- **MATERIAL FOR THE TASK**:
###

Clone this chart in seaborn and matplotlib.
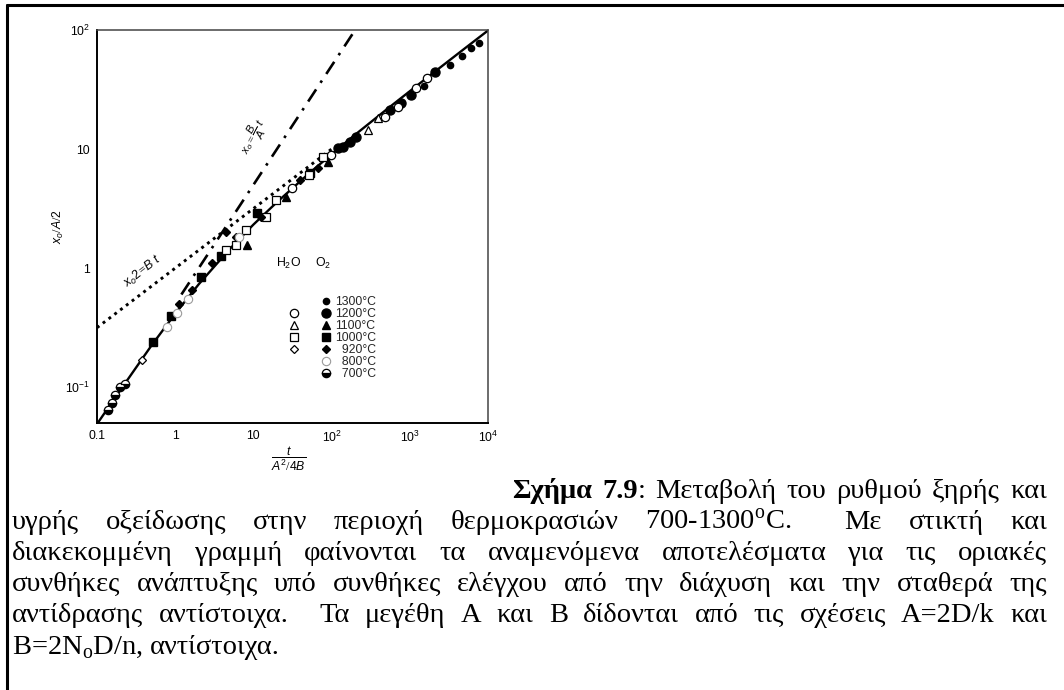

###

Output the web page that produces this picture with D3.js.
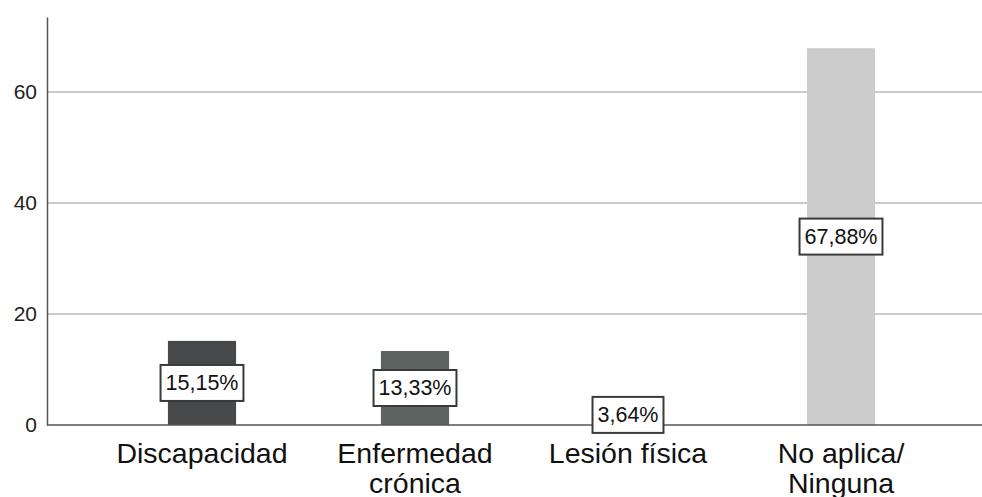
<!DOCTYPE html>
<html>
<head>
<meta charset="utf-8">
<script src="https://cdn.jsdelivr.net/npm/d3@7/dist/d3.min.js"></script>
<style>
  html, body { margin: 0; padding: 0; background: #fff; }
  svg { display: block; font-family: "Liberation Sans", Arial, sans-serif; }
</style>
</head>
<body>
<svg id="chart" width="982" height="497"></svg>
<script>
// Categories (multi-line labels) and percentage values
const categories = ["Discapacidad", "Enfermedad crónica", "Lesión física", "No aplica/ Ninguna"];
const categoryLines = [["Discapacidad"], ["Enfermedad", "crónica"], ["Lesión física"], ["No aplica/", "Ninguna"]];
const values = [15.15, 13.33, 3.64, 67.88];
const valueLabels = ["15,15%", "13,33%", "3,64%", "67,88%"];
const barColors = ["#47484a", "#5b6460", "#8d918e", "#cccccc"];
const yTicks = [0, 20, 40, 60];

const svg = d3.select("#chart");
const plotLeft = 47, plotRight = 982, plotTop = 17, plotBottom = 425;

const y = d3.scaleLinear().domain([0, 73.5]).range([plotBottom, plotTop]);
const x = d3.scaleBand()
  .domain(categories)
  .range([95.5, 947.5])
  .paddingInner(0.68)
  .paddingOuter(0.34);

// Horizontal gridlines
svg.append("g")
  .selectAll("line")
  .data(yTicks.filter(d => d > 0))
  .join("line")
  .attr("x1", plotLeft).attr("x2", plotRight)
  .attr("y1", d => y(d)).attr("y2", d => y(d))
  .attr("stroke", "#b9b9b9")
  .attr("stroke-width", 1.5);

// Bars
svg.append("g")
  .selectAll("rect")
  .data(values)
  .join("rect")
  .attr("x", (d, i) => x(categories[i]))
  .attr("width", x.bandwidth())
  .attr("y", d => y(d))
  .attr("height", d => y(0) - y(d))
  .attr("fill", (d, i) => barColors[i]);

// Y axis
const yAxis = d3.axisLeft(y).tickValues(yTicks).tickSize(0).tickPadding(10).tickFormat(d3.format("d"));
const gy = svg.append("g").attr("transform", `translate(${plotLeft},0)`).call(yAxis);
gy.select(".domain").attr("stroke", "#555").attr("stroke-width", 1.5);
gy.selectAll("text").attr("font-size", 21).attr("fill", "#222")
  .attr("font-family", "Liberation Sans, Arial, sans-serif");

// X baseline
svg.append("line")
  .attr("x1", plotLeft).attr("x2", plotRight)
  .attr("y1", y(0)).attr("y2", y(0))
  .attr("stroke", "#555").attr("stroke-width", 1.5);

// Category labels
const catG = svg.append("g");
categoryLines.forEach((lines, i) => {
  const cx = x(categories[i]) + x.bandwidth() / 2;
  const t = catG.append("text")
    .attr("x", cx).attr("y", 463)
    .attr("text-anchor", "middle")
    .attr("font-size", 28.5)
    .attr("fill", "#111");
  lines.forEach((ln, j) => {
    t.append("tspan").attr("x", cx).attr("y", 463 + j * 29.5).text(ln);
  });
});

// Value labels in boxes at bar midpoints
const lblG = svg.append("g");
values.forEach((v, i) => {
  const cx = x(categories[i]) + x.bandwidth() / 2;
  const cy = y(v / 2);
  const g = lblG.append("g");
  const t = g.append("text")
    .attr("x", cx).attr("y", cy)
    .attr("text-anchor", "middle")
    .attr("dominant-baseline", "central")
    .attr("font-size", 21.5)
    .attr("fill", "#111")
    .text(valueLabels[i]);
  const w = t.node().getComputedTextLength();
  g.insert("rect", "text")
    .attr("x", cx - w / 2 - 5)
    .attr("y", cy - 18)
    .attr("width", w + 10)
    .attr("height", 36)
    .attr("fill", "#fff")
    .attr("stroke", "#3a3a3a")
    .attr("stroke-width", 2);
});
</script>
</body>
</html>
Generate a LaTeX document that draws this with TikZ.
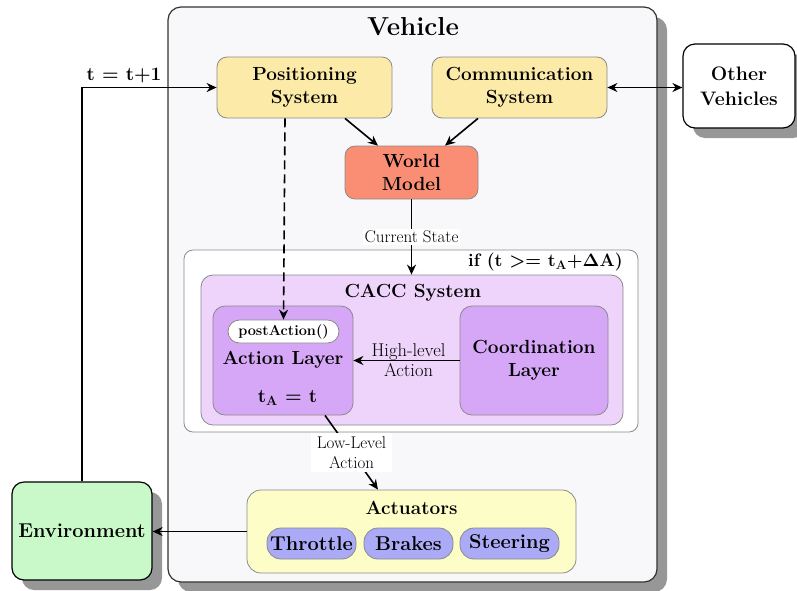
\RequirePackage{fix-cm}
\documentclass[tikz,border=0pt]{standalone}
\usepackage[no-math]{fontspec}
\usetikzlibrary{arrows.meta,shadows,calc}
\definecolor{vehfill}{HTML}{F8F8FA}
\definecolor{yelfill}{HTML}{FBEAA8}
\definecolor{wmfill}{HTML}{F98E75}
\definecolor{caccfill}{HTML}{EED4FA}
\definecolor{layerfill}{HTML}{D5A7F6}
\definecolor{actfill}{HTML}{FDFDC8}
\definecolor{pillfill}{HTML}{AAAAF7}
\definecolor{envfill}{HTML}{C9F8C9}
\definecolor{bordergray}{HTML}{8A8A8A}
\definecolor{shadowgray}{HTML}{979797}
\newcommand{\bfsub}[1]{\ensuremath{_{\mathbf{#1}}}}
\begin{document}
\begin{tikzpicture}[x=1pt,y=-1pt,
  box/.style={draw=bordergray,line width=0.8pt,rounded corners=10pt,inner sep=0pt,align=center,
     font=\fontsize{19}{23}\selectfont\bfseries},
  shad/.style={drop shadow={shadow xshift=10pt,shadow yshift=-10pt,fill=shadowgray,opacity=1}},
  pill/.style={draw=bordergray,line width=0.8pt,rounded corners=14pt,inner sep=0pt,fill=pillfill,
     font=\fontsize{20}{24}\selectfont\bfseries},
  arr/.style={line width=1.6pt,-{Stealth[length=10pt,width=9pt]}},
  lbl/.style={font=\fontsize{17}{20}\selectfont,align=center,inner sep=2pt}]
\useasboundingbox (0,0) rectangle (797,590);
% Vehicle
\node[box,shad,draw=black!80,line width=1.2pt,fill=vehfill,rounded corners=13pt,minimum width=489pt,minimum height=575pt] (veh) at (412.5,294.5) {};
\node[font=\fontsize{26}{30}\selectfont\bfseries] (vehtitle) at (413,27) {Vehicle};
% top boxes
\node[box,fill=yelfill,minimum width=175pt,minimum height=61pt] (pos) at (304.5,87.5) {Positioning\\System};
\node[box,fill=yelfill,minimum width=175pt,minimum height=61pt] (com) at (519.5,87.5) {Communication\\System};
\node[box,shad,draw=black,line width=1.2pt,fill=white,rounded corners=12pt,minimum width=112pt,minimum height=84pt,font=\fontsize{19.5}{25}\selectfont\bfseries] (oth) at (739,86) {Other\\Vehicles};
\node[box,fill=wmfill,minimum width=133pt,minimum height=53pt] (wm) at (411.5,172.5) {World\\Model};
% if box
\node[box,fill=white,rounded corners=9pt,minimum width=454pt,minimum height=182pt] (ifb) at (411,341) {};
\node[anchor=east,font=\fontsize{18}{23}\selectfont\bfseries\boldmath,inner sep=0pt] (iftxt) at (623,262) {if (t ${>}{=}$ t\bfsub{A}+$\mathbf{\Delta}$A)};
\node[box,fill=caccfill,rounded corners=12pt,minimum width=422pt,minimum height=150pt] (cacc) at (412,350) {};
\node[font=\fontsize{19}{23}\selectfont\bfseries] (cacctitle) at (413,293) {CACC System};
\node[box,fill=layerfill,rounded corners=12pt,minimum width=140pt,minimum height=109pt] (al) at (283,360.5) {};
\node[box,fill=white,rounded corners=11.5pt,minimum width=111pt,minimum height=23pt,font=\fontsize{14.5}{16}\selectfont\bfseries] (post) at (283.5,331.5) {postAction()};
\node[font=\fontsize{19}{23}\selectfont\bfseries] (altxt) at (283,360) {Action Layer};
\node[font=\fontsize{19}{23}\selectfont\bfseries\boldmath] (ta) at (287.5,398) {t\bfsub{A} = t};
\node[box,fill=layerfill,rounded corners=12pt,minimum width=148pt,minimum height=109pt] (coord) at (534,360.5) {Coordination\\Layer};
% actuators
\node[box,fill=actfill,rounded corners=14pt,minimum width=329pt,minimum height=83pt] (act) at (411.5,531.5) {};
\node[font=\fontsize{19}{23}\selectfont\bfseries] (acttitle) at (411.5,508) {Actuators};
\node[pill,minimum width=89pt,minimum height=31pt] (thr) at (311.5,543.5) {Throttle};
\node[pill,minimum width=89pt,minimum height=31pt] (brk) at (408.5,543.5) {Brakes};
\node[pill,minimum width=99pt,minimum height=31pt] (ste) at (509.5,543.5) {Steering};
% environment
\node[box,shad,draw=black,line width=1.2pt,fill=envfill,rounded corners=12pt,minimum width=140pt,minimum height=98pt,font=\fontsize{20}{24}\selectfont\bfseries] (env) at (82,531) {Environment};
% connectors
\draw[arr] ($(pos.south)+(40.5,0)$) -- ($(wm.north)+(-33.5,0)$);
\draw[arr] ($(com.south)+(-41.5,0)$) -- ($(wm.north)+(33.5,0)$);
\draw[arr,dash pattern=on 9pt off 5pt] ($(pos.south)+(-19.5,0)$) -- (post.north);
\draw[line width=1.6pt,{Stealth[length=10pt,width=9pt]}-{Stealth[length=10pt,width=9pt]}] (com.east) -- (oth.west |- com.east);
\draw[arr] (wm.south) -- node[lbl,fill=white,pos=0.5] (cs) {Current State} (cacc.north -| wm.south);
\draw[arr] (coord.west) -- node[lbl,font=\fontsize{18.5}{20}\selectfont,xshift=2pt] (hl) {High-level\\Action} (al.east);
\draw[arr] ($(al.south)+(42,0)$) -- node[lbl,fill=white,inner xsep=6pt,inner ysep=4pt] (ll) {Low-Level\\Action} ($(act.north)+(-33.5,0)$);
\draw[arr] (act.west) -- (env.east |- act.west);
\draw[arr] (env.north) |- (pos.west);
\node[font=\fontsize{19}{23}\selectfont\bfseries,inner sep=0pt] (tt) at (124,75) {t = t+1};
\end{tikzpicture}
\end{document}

###

Extract every line from the records above that contains the word "with".

Output the web page that produces this picture with D3.js.
Generate a LaTeX document that draws this with TikZ.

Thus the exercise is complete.